August 20, 2010

Baker Botts Office

Corporate Update

Modification of Net Worth Standard for Determining Accredited Investor Status

On July 21, 2010 the President signed into law the Dodd-Frank Wall Street Reform and Consumer Protection Act (the “Dodd-Frank Act”). Effective immediately upon enactment of the Dodd-Frank Act, the net worth standard used for determining whether a natural person qualifies as an “accredited investor” was modified to exclude the value of one’s principal residence in determining whether such person has a net worth of at least $1 million. Prior to enactment of the Dodd-Frank Act, the value of a person’s principal residence was permitted to be included in the calculation of net worth for purposes of determining whether a person was an accredited investor.

Rule 501(a) of Regulation D defines the term “accredited investor” to include any natural person either (i) whose individual net worth, or joint net worth with the person’s spouse, exceeds $1 million at the time of the purchase, or (ii) whose individual income exceeds $200,000 (or joint income with the person’s spouse exceeds $300,000) in each of the two most recent years and who has a reasonable expectation of reaching the same income level in the year of the investment. The changes that went into effect on July 21, 2010 affect only the net worth standard. The annual income standards remain unchanged.

The Dodd-Frank Act specifies that the value of a person’s primary residence must be excluded from the calculation of such person’s net worth, but it does not address the treatment of a mortgage secured by a principal residence for purposes of determining an individual investor’s net worth. In a Compliance and Disclosure Interpretation issued on July 23, 2010, the Securities and Exchange Commission staff clarified that the amount of any mortgage secured by a person’s principal residence may also be excluded from the calculation of such person’s net worth in an amount not to exceed the fair market value of the principal residence. Therefore, negative equity in a principal residence needs to be included in the calculation of an individual investor’s net worth.

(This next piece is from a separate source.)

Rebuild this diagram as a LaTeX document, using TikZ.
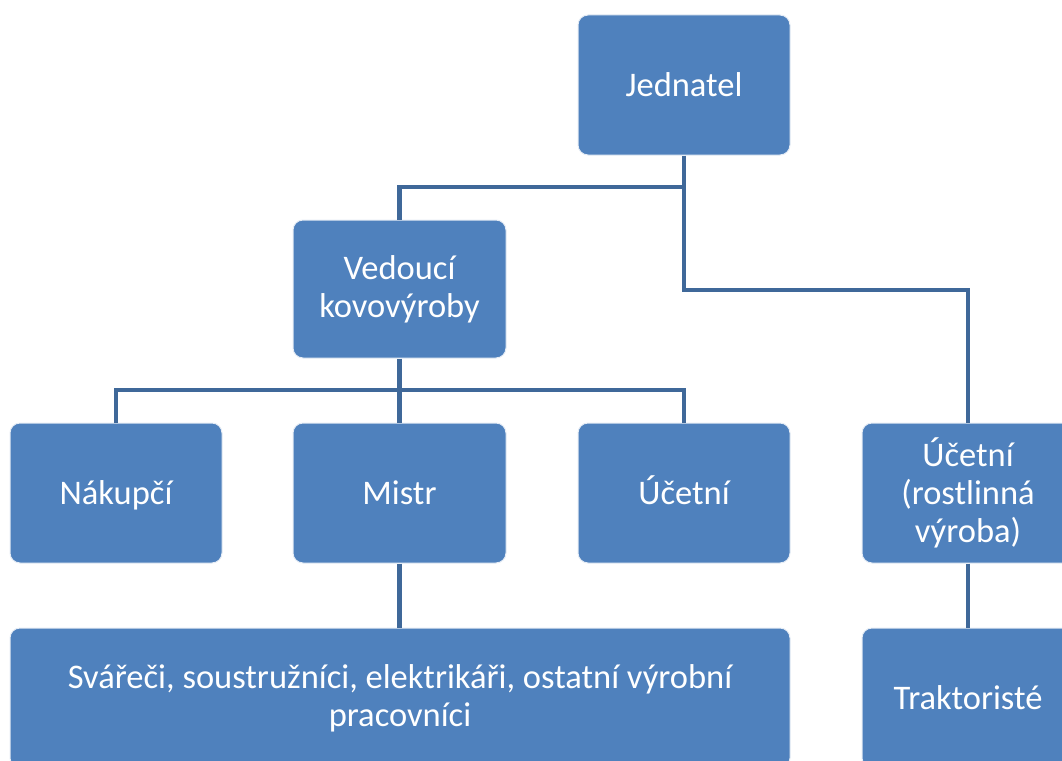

Who is affected by these changes?

Issuers that rely on the Regulation D safe harbor criteria for the private offering exemption under Section 4(2) of the Securities Act must be mindful of the new accredited investor standards imposed by the Dodd-Frank Act. To that end, issuers need to incorporate the modified net worth standard into their placement memoranda and the representations contained in their subscription documents for individual investors.

Private investment funds that rely on the exclusion from regulation as an investment company under Section 3(c)(1) (i.e., issuers having securities held by not more than 100 beneficial owners) (“3(c)(1) Funds”) typically limit their offerings to accredited investors. The new rules will limit the pool of potential investors for 3(c)(1) Funds.

Private investment funds that rely on the exclusion from regulation as an investment company under Section 3(c)(7) of the Investment Company Act (“3(c)(7) Funds”) generally should not be affected by the changes to the accredited investor standard because any individual investor who invests in a 3(c)(7) Fund is required to be a “qualified purchaser.” A “qualified purchaser” is defined in Section 2(a)(51) of the Investment Company Act to include a natural person who at the time of purchase owns not less than $5,000,000 in “investments” a term that excludes real estate used for personal purposes such as a principal residence. As such, any natural person who is a “qualified purchaser” is very likely to be an “accredited investor” under the new net worth standard.

Looking Ahead

The net worth standard enacted by the Dodd-Frank Act is fixed by statute for four years—until July 21, 2014. The SEC is authorized at any time to amend or modify the other aspects of the definition of “accredited investor,” such as the income thresholds applicable to natural persons, by notice and comment rulemaking. However, we would expect the Commission not to implement further changes to the definition of “accredited investor” until the General Accountability Office (the “GAO”) issues a report on its study of the appropriate criteria for determining the financial thresholds or other criteria needed to qualify for accredited investor status and eligibility to invest in private funds. The GAO is required by the Dodd-Frank Act to issue this report not later than July 21, 2013.

At some point after July 21, 2014 and prior to July 21, 2018, and at least once every four years thereafter, the Commission is required to undertake a comprehensive review of the definition of “accredited investor” as it applies to natural persons and determine if modifications are appropriate.